Monday, October 23, 2017

Family

I don't use this as often I should.  I mean, it's not like anyone actually reads it or anything.  So I could use it to vent and stuff and only strangers might come upon it...

😐

So.  Family.  Yeah.  My spawn are 16 and just about to be 18.   I have to say that they are pretty good kids.  They are hard working, don't take much of their lives for granted, are generous, funny, and full of life.  They haven't had an easy go of it.  Their father, my beloved first husband Sean (senior), passed away when they were little.  Sean (Junior) had just turned 6 and Siobhan was 4.  It wasn't easy for us.  Yes, I had help and money and a house and a career, but it was still hard.  Then I met Paul, fell in love, and married him 5 years ago.  I was lucky; my kids fell in love with him too.    Paul's adoption of the spawn was finalized two years ago. We're a family in every sense of the word. 


This is so important to me as I never had a family growing up. I was orphaned at a very young age and was raised by nuns in a children's home.  I never got adopted.  Most of us didn't.  That isn't to say I had a bad childhood.  It wasn't Dickensian or anything.  It was actually pretty happy, for the most part.  The Sisters were supportive and I had a great education and did grow up to become a doctor.  But I didn't have that core feeling of belonging.  Not until I met and married Sean and had our kids.  And then that ended.  Sean left me in the worst possible way, the victim on a drunk driver going the wrong way on an upstate road.

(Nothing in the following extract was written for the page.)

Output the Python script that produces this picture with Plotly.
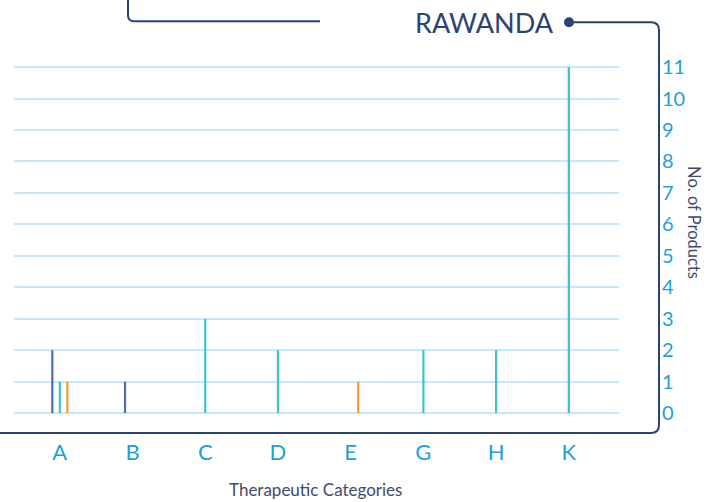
import plotly.graph_objects as go

# Therapeutic categories and product counts per series
categories = ["A", "B", "C", "D", "E", "G", "H", "K"]
series_blue = [2, 1, 0, 0, 0, 0, 0, 0]
series_teal = [1, 0, 3, 2, 0, 2, 2, 11]
series_orange = [1, 0, 0, 0, 1, 0, 0, 0]
y_ticks = list(range(0, 12))

W, H = 717, 502
Y_TOP = 11.1
ML, MR, MB = 14, 98, 89
MT = round(413 - 346 * Y_TOP / 11, 2)
PW, PH = W - ML - MR, H - MT - MB

NAVY = "#2b4372"
TICK_BLUE = "#1d9fdc"
LABEL_GREY = "#3f4b68"
FONT = "Lato, 'Open Sans', sans-serif"


def px(x):
    return (x - ML) / PW


def py(y):
    return (H - MB - y) / PH


def path(cmds):
    out = []
    for c in cmds:
        if c[0] in ("M", "L"):
            out.append(f"{c[0]} {px(c[1]):.5f},{py(c[2]):.5f}")
        else:  # quadratic curve
            out.append(f"Q {px(c[1]):.5f},{py(c[2]):.5f} {px(c[3]):.5f},{py(c[4]):.5f}")
    return " ".join(out)


bar_w = 0.03
slot = 0.103
traces = [
    ("Series 1", series_blue, "#4a6db3", -slot),
    ("Series 2", series_teal, "#3cc2c9", 0.0),
    ("Series 3", series_orange, "#f39a33", slot),
]

fig = go.Figure()
for name, vals, col, centre in traces:
    fig.add_trace(go.Bar(
        x=categories, y=vals, name=name,
        marker=dict(color=col, line=dict(width=0)),
        width=bar_w, offset=centre - bar_w / 2,
        showlegend=False,
    ))

fig.update_layout(
    width=W, height=H,
    margin=dict(l=ML, r=MR, t=MT, b=MB),
    paper_bgcolor="white", plot_bgcolor="white",
    barmode="group",
    font=dict(family=FONT),
    xaxis=dict(
        range=[-0.63, 7.69], showgrid=False, zeroline=False, showline=False,
        ticks="outside", ticklen=20, tickcolor="rgba(0,0,0,0)",
        tickfont=dict(size=22, color=TICK_BLUE, family=FONT),
    ),
    yaxis=dict(
        range=[0, Y_TOP], side="right", tickvals=y_ticks,
        showgrid=True, gridcolor="#c6e9f7", gridwidth=1.5,
        zeroline=True, zerolinecolor="#c6e9f7", zerolinewidth=1.5,
        showline=False,
        ticks="outside", ticklen=38, tickcolor="rgba(0,0,0,0)",
        tickfont=dict(size=20, color=TICK_BLUE, family=FONT),
    ),
    shapes=[
        dict(type="path", xref="paper", yref="paper",
             path=path([("M", 128, -2), ("L", 128, 15), ("Q", 128, 21, 134, 21), ("L", 320, 21)]),
             line=dict(color=NAVY, width=2)),
        dict(type="path", xref="paper", yref="paper",
             path=path([("M", 569, 22), ("L", 651, 22), ("Q", 659, 22, 659, 30),
                        ("L", 659, 425), ("Q", 659, 433, 651, 433), ("L", -5, 433)]),
             line=dict(color=NAVY, width=2)),
        dict(type="circle", xref="paper", yref="paper",
             x0=px(564), x1=px(574), y0=py(27), y1=py(17),
             fillcolor=NAVY, line=dict(color=NAVY, width=0)),
    ],
    annotations=[
        dict(text="RAWANDA", xref="paper", yref="paper", x=px(484), y=py(22),
             showarrow=False, font=dict(size=27, color=NAVY, family=FONT),
             xanchor="center", yanchor="middle"),
        dict(text="No. of Products", xref="paper", yref="paper", x=px(694), y=py(222),
             showarrow=False, textangle=90, font=dict(size=16.5, color=LABEL_GREY, family=FONT),
             xanchor="center", yanchor="middle"),
        dict(text="Therapeutic Categories", xref="paper", yref="paper", x=px(315), y=py(490),
             showarrow=False, font=dict(size=17, color=LABEL_GREY, family=FONT),
             xanchor="center", yanchor="middle"),
    ],
)

fig.write_html("out.html")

I had to navigate the waters of single motherhood with no mother of my own to lean on for advice and support.  I had it better than a lot of single mothers, though.  I had, as I said above, a good solid career with good money coming in and I could afford childcare assistance.  A lot of single mothers (and a lot of married working mothers) don't have that.  But having that assistance didn't replace not having a mother figure I could rely on.  I was probably a crappy single mother in the beginning.  I'm sure I was.  But my kids were (and still are) resilient and they forgave my ineptitude. I'm glad they forgave me, and probably forgive me every day for never really getting it quite right.  But I must be doing something right, because my kids are amazing.

So, yeah.  This is probably disjointed as hell, but I am a perfectionist and this blog is my change not to be.  My chance to grammatically incorrect at times and not follow the rules.  Now let's see if I can avoid coming back to make a million corrections.